JAKARTA, KOMPAS.com - Persoalan harga beras di Tanah Air kembali menjadi sorotan lantaran lonjakan harga yang berulang membuat masyarakat terus terbebani, sementara kebijakan pemerintah dinilai belum menyentuh akar masalah.
Ombudsman mencatat salah satu instrumen utama yang menjaga stabilitas beras, yakni Harga Eceran Tertinggi (HET), perlu segera dievaluasi secara menyeluruh.
Anggota Ombudsman RI, Yeka Hendra Fatika, menyebut tanggung jawab menjaga stabilitas pangan ada di tangan Badan Pangan Nasional (Bapanas). Namun instrumen yang dimiliki lembaga itu, baik HET beras premium dan medium, hingga Harga Pembelian Pemerintah (HPP), belum mampu mencegah gejolak harga.
“Kita evaluasi dulu nih HET ini, kenapa? Karena tiap tahun rame terus. Jadi harus dievaluasi, tiap tahun rame terus, menjelang setelah musim panjang pasti persoalannya terjadi terus,” ujar Yeka saat ditemui di kawasan Jakarta Selatan, Selasa (27/8/2025).
Baca juga: Kebijakan Satu Harga Beras Dinilai Hambat Inovasi Teknologi Perberasan
Ia menilai instrumen resmi yang dimiliki pemerintah dalam menjaga stabilitas hanyalah melalui HET dan Harga Pembelian Pemerintah untuk gabah/beras di tingkat produsen.
Di luar instrumen tersebut, pemerintah tidak punya kewenangan melakukan intervensi harga.
Artinya, jika ada kebijakan tambahan seperti larangan membeli di bawah atau di atas harga tertentu, langkah ini dianggap bentuk intervensi baru yang dasar hukumnya lemah.
Karena itu, Ombudsman meminta sikap tersebut dipertimbangkan matang-matang.
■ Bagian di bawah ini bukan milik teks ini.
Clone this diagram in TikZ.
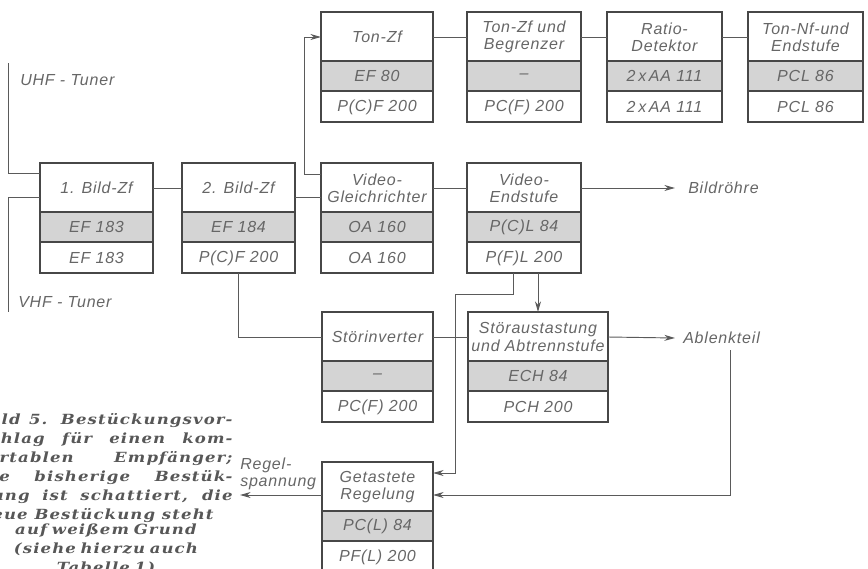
\documentclass[tikz,border=0pt]{standalone}
\usepackage{fontspec}
\usepackage{xcolor}
\usetikzlibrary{arrows.meta,calc}
\newfontfamily\tafel[LetterSpace=5]{Liberation Sans}
\newfontfamily\capfont[FakeStretch=1.18,LetterSpace=8]{DejaVu Serif}
\definecolor{strich}{gray}{0.28}
\definecolor{schattiert}{gray}{0.83}
\definecolor{textgrau}{gray}{0.4}
\tikzset{
  kasten/.style={draw=strich,line width=1.4pt,rectangle,minimum height=82.5pt,
    inner sep=0pt,outer sep=0pt,anchor=north west},
  teil/.style={draw=strich,line width=0.9pt},
  schrift/.style={text=textgrau,align=center,inner sep=0pt,
    font=\tafel\itshape\fontsize{12}{13}\selectfont},
  beschr/.style={schrift,align=left},
  linie/.style={draw=strich!90,line width=0.7pt},
  pfeil/.style={linie,-{Stealth[length=8pt,width=4.5pt]}},
  unterschrift/.style={inner sep=0pt,text=textgrau!85!black,
    font=\capfont\bfseries\itshape\fontsize{10.5}{14.25}\selectfont}
}
% #1 Name, #2/#3 linke obere Ecke, #4 Breite, #5 Funktion, #6 bisher, #7 neu
\newcommand{\Stufe}[7]{%
  \fill[schattiert] (#2,#3+49) rectangle (#2+#4,#3+79);
  \draw[teil] (#2,#3+49) -- ++(#4,0) (#2,#3+79) -- ++(#4,0);
  \node[kasten,minimum width=#4*0.75pt] (#1) at (#2,#3) {};
  \node[schrift] (#1-t) at (#2+#4/2,#3+25) {#5};
  \node[schrift] (#1-a) at (#2+#4/2,#3+64) {#6};
  \node[schrift] (#1-n) at (#2+#4/2,#3+95) {#7};
}

\begin{document}
\begin{tikzpicture}[x=0.75pt,y=-0.75pt]
    \useasboundingbox (0,0) rectangle (868,568);
    \clip (0,0) rectangle (868,568);

    \Stufe{bild1}{40}{163}{113}{1. Bild-Zf}{EF 183}{EF 183}
    \Stufe{bild2}{182}{163}{113}{2. Bild-Zf}{EF 184}{P(C)F 200}
    \Stufe{tonzf}{321}{12}{112}{Ton-Zf}{EF 80}{P(C)F 200}
    \Stufe{begr}{467}{12}{114}{Ton-Zf und\\Begrenzer}{–}{PC(F) 200}
    \Stufe{ratio}{607}{12}{115}{Ratio-\\Detektor}{2\,x\,AA 111}{2\,x\,AA 111}
    \Stufe{tonnf}{748}{12}{115}{Ton-Nf-und\\Endstufe}{PCL 86}{PCL 86}
    \Stufe{vgl}{321}{163}{112}{Video-\\Gleichrichter}{OA 160}{OA 160}
    \Stufe{vend}{467}{163}{114}{Video-\\Endstufe}{P(C)L 84}{P(F)L 200}
    \Stufe{inv}{322}{312}{111}{Störinverter}{–}{PC(F) 200}
    \Stufe{stoer}{468}{312}{140}{Störaustastung\\und Abtrennstufe}{ECH 84}{PCH 200}
    \Stufe{regel}{322}{462}{111}{Getastete\\Regelung}{PC(L) 84}{PF(L) 200}

    \node[beschr,anchor=west] (uhft) at (20,80) {UHF - Tuner};
    \node[beschr,anchor=west] (vhft) at (18,302) {VHF - Tuner};
    \node[beschr,anchor=west] (roehre) at (688,188) {Bildröhre};
    \node[beschr,anchor=west] (ablenk) at (683,338) {Ablenkteil};
    \node[beschr,anchor=west] (regsp) at (240,474) {Regel-\\spannung};
    \coordinate (uhf) at (8,63);
    \coordinate (vhf) at (8,312);

    % Bild-Zf
    \draw[linie] (uhf) |- ($(bild1.north west)+(0,10)$);
    \draw[linie] ($(bild1.north west)+(0,34)$) -| (vhf);
    \draw[linie] (bild1.east |- bild1-t) -- (bild2.west |- bild1-t);
    \draw[linie] ($(bild2.north east)+(0,34)$) -- ($(vgl.north west)+(0,34)$);
    \draw[linie] (vgl.east |- vgl-t) -- (vend.west |- vgl-t);
    \draw[pfeil] (vend.east |- vend-t) -- ($(roehre.west)+(-13,0)$);

    % Ton
    \draw[pfeil] ($(vgl.north west)+(0,11)$) -- ++(-17,0) |- (tonzf.west |- tonzf-t);
    \draw[linie] (tonzf.east |- tonzf-t) -- (begr.west |- tonzf-t);
    \draw[linie] (begr.east |- begr-t) -- (ratio.west |- begr-t);
    \draw[linie] (ratio.east |- ratio-t) -- (tonnf.west |- ratio-t);

    % Stoer und Regelung
    \draw[pfeil] (vend.south -| stoer.north) -- (stoer.north);
    \draw[linie] (bild2.south) |- (inv.west |- inv-t);
    \draw[linie] (inv.east |- inv-t) -- (stoer.west |- inv-t);
    \draw[pfeil] (stoer.east |- stoer-t) -- ($(ablenk.west)+(-8,0)$);
    \draw[pfeil] ($(vend.south west)+(46,0)$) |- (455,294) |- ($(regel.north east)+(0,11)$);
    \draw[pfeil] ($(ablenk.south)+(9,6)$) |- ($(regel.north east)+(0,33)$);
    \draw[pfeil] ($(regel.north west)+(0,33)$) -- ($(regsp.west)+(0,21)$);

    \node[unterschrift,anchor=north west,text width=190pt,align=justify] (bu) at (-21,413)
      {Bild 5. Bestückungsvor-\linebreak schlag für einen kom-\linebreak
       fortablen Empfänger;\linebreak die bisherige Bestük-\linebreak
       kung ist schattiert, die\linebreak neue Bestückung steht};
    \node[unterschrift,anchor=north,text width=190pt,align=center] (bu2)
      at ($(bu.south)+(0,1)$)
      {auf weißem Grund\\(siehe hierzu auch\\Tabelle 1)};
\end{tikzpicture}
\end{document}
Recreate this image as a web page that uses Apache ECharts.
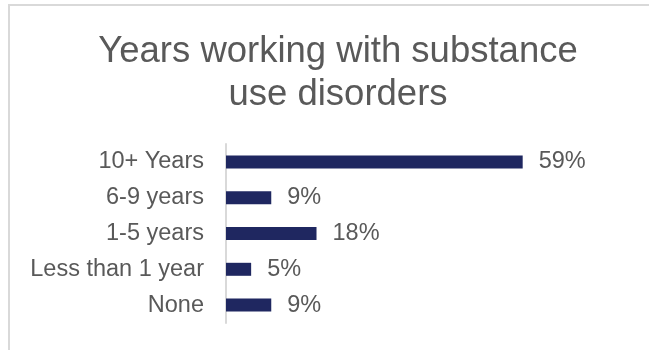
<!DOCTYPE html>
<html>
<head>
<meta charset="utf-8">
<script src="https://cdn.jsdelivr.net/npm/echarts@6/dist/echarts.min.js"></script>
<style>
html,body{margin:0;padding:0;overflow:hidden;background:#fff;}
#chart{position:absolute;left:8px;top:4px;width:656px;height:360px;border:2px solid #d9d9d9;}
</style>
</head>
<body>
<div id="chart"></div>
<script>
//数据
var categories = ['10+ Years', '6-9 years', '1-5 years', 'Less than 1 year', 'None'];
var values = [59, 9, 18, 5, 9];
var titleText = 'Years working with substance\nuse disorders';

//初始化图表
function ChartInit(chartid){
	var myChart = echarts.init(document.getElementById(chartid));
	var option = {
		animation: false,
		title: {
			text: titleText,
			left: 'center',
			top: 19,
			textStyle: {
				fontFamily: 'Liberation Sans',
				fontSize: 36.5,
				fontWeight: 'normal',
				color: '#595959',
				lineHeight: 43
			}
		},
		grid: {
			left: 216,
			top: 138,
			width: 352,
			height: 179,
			containLabel: false
		},
		xAxis: {
			type: 'value',
			min: 0,
			max: 70,
			show: false
		},
		yAxis: {
			type: 'category',
			inverse: true,
			data: categories,
			axisLine: {show: true, lineStyle: {color: '#d9d9d9', width: 2}},
			axisTick: {show: false},
			axisLabel: {
				margin: 22,
				fontFamily: 'Liberation Sans',
				fontSize: 23.5,
				color: '#595959'
			}
		},
		series: [{
			type: 'bar',
			data: values,
			barWidth: 13,
			itemStyle: {color: '#1f2760'},
			label: {
				show: true,
				position: 'right',
				distance: 16,
				formatter: '{c}%',
				fontFamily: 'Liberation Sans',
				fontSize: 23.5,
				color: '#595959'
			}
		}]
	};
	myChart.setOption(option);
	return myChart;
}
ChartInit('chart');
</script>
</body>
</html>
Jika pemerintah melibatkan Satgas Pangan, maka perlu ada legitimasi hukum yang kuat agar intervensi tersebut tidak menjadi kebijakan tambahan yang rawan dipersoalkan.
“Bagaimana instrumennya? Nah sementara ini Badan Pangan Nasional ini ada HET, ada HET premium, ada HET medium, dan ada HPP untuk gabah. Di luar daripada itu, itu bukan bagian daripada intervensi, intervensi pemerintah,” paparnya.
“Nah, misalnya sekarang ada upaya untuk misalnya dilarang membeli harga di bawah, apa di atas Rp 6.500 itu merupakan bagian intervensi. Nah, saya tadi minta kalau ini memang ada peran dari Satgas Pangan, ini tolong dipertimbangkan karena dasar hukumnya pasti lemah,” lanjut Yeka.
Baca juga: Beras Lama Menumpuk di Bulog, Kerugian Negara Ditaksir Rp 1,2 Triliun
Lebih jauh, persoalan mendasar lain yang tak kalah krusial adalah soal ketersediaan beras nasional.
Produksi di dalam negeri hanya sekitar 31 juta ton per tahun, jumlah yang hampir sama dengan kebutuhan konsumsi nasional.
Kondisi tersebut membuat cadangan beras untuk stabilisasi harga nyaris tidak tersedia. Ketatnya keseimbangan antara produksi dan konsumsi semakin memperparah gejolak ketika distribusi atau pasokan terganggu.